%%

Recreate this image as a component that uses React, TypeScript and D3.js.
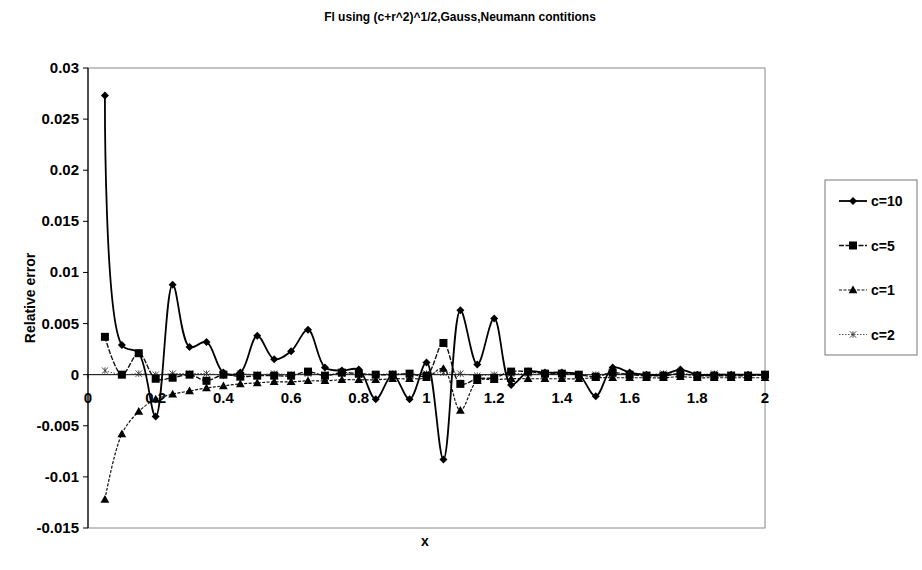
import React from "react";
import * as d3 from "d3";

const xValues = [
  0.05, 0.1, 0.15, 0.2, 0.25, 0.3, 0.35, 0.4, 0.45, 0.5,
  0.55, 0.6, 0.65, 0.7, 0.75, 0.8, 0.85, 0.9, 0.95, 1.0,
  1.05, 1.1, 1.15, 1.2, 1.25, 1.3, 1.35, 1.4, 1.45, 1.5,
  1.55, 1.6, 1.65, 1.7, 1.75, 1.8, 1.85, 1.9, 1.95, 2.0,
];

const c10 = [
  0.0273, 0.0029, 0.0021, -0.0041, 0.0088, 0.0027, 0.0032, 0.0002, 0.0002, 0.0038,
  0.0015, 0.0023, 0.0044, 0.0007, 0.0004, 0.0005, -0.0024, 0.0, -0.0024, 0.0012,
  -0.0083, 0.0063, 0.001, 0.0055, -0.001, 0.0003, 0.0002, 0.0002, 0.0, -0.0021,
  0.0007, 0.0002, 0.0, 0.0, 0.0005, 0.0, 0.0, 0.0, 0.0, 0.0,
];

const c5 = [
  0.0037, 0.0, 0.0021, -0.0004, -0.0003, 0.0, -0.0006, 0.0, -0.0002, -0.0001,
  -0.0001, -0.0001, 0.0003, -0.0001, 0.0002, 0.0001, 0.0, 0.0, 0.0001, -0.0001,
  0.0031, -0.0009, -0.0004, -0.0003, 0.0003, 0.0003, 0.0001, 0.0001, 0.0, -0.0002,
  0.0002, 0.0, -0.0001, -0.0001, 0.0001, -0.0001, -0.0001, -0.0001, -0.0001, 0.0,
];

const c1 = [
  -0.0122, -0.0058, -0.0036, -0.0024, -0.0019, -0.0016, -0.0013, -0.0011, -0.0009, -0.0008,
  -0.0007, -0.0007, -0.0006, -0.0006, -0.0005, -0.0005, -0.0005, -0.0004, -0.0004, -0.0003,
  0.0006, -0.0035, -0.0006, -0.0005, -0.0004, -0.0004, -0.0004, -0.0004, -0.0004, -0.0003,
  -0.0003, -0.0003, -0.0003, -0.0003, -0.0002, -0.0003, -0.0003, -0.0003, -0.0003, -0.0003,
];

const c2 = [
  0.0004, 0.0, 0.0001, 0.0, 0.0001, 0.0001, 0.0001, 0.0, 0.0001, 0.0,
  0.0001, 0.0, 0.0001, 0.0, 0.0001, 0.0, 0.0, 0.0001, 0.0, 0.0001,
  0.0002, 0.0001, -0.0001, 0.0, 0.0001, 0.0001, 0.0, 0.0001, 0.0, 0.0,
  0.0001, 0.0, 0.0, 0.0001, 0.0, 0.0, 0.0001, 0.0, 0.0, 0.0,
];

const seriesNames = ["c=10", "c=5", "c=1", "c=2"];
const xTicks = [0, 0.2, 0.4, 0.6, 0.8, 1, 1.2, 1.4, 1.6, 1.8, 2];
const yTicks = [0.03, 0.025, 0.02, 0.015, 0.01, 0.005, 0, -0.005, -0.01, -0.015];
const titleText = "Fl using (c+r^2)^1/2,Gauss,Neumann contitions";
const yLabel = "Relative error";
const xLabel = "x";

const W = 922;
const H = 570;
const left = 88;
const right = 765;
const top = 68;
const bottom = 528;
const FONT = "'Liberation Sans', Arial, sans-serif";

const x = d3.scaleLinear().domain([0, 2]).range([left, right]);
const y = d3.scaleLinear().domain([-0.015, 0.03]).range([bottom, top]);

type Style = { dash: string; width: number; color: string; marker: string };
const styles: Style[] = [
  { dash: "", width: 1.8, color: "#000", marker: "diamond" },
  { dash: "5,1.5", width: 1.4, color: "#111", marker: "square" },
  { dash: "3,1.5", width: 1.2, color: "#111", marker: "triangle" },
  { dash: "1.5,1.5", width: 1, color: "#555", marker: "star" },
];

function Marker({ kind, cx, cy }: { kind: string; cx: number; cy: number }) {
  if (kind === "diamond") {
    const s = 4;
    return <path d={`M${cx},${cy - s}L${cx + s},${cy}L${cx},${cy + s}L${cx - s},${cy}Z`} fill="#000" />;
  }
  if (kind === "square") {
    const s = 4;
    return <rect x={cx - s} y={cy - s} width={2 * s} height={2 * s} fill="#000" />;
  }
  if (kind === "triangle") {
    const s = 4.4;
    return <path d={`M${cx},${cy - s}L${cx + s},${cy + s * 0.75}L${cx - s},${cy + s * 0.75}Z`} fill="#000" />;
  }
  const s = 3.2;
  return (
    <path
      d={`M${cx - s},${cy - s}L${cx + s},${cy + s}M${cx - s},${cy + s}L${cx + s},${cy - s}M${cx},${cy - s}L${cx},${cy + s}`}
      stroke="#333"
      strokeWidth={0.9}
    />
  );
}

export default function App() {
  const allSeries = [c10, c5, c1, c2];
  const line = d3
    .line<[number, number]>()
    .x((d) => x(d[0]))
    .y((d) => y(d[1]))
    .curve(d3.curveCatmullRom.alpha(0.5));

  const drawOrder = [3, 2, 1, 0];

  const legendLeft = 825;
  const legendRight = 917;
  const legendTop = 180;
  const legendBottom = 355;
  const legendStep = 44.5;
  const legendFirst = 201;

  return (
    <svg
      width={W}
      height={H}
      style={{ position: "absolute", left: 0, top: 0, background: "#fff" }}
      fontFamily={FONT}
    >
      <rect x={0} y={0} width={W} height={H} fill="#fff" />
      <text x={460} y={21} textAnchor="middle" fontSize={12} fontWeight="bold">
        {titleText}
      </text>

      {/* plot area border */}
      <rect x={left} y={top} width={right - left} height={bottom - top} fill="none" stroke="#888" strokeWidth={1} />
      {/* y axis */}
      <line x1={left} x2={left} y1={top} y2={bottom} stroke="#000" strokeWidth={1.2} />
      {yTicks.map((t) => (
        <g key={"yt" + t}>
          <line x1={left - 5} x2={left} y1={y(t)} y2={y(t)} stroke="#000" strokeWidth={1} />
          <text x={left - 9} y={y(t) + 5} textAnchor="end" fontSize={15} fontWeight="bold">
            {String(t)}
          </text>
        </g>
      ))}
      {/* x axis at zero */}
      <line x1={left} x2={right} y1={y(0)} y2={y(0)} stroke="#000" strokeWidth={1} />
      {xTicks.map((t) => (
        <g key={"xt" + t}>
          <line x1={x(t)} x2={x(t)} y1={y(0)} y2={y(0) + 4} stroke="#000" strokeWidth={1} />
          <text x={x(t)} y={y(0) + 28} textAnchor="middle" fontSize={15} fontWeight="bold">
            {String(t)}
          </text>
        </g>
      ))}

      {drawOrder.map((si) => {
        const data: [number, number][] = xValues.map((xv, i) => [xv, allSeries[si][i]]);
        const st = styles[si];
        return (
          <g key={"s" + si}>
            <path
              d={line(data) || ""}
              fill="none"
              stroke={st.color}
              strokeWidth={st.width}
              strokeDasharray={st.dash}
            />
            {data.map((d, i) => (
              <Marker key={i} kind={st.marker} cx={x(d[0])} cy={y(d[1])} />
            ))}
          </g>
        );
      })}

      <text
        transform={`translate(35,${(top + bottom) / 2}) rotate(-90)`}
        textAnchor="middle"
        fontSize={14}
        fontWeight="bold"
      >
        {yLabel}
      </text>
      <text x={425} y={546} textAnchor="middle" fontSize={14} fontWeight="bold">
        {xLabel}
      </text>

      {/* legend */}
      <rect
        x={legendLeft}
        y={legendTop}
        width={legendRight - legendLeft}
        height={legendBottom - legendTop}
        fill="#fff"
        stroke="#777"
        strokeWidth={1}
      />
      {seriesNames.map((name, i) => {
        const ly = legendFirst + i * legendStep;
        const st = styles[i];
        return (
          <g key={"lg" + i}>
            <line
              x1={839}
              x2={867}
              y1={ly}
              y2={ly}
              stroke={st.color}
              strokeWidth={st.width}
              strokeDasharray={st.dash}
            />
            <Marker kind={st.marker} cx={853} cy={ly} />
            <text x={871} y={ly + 5} fontSize={14} fontWeight="bold">
              {name}
            </text>
          </g>
        );
      })}
    </svg>
  );
}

%%

## EXERCISE AIM
Write down every line from the opening of the listing to the line with "import * as", both included, and nothing else; the pictures are omitted.

## OUTPUT BELOW
Recreate this image as a component that uses React, TypeScript and D3.js.
import React from "react";
import * as d3 from "d3";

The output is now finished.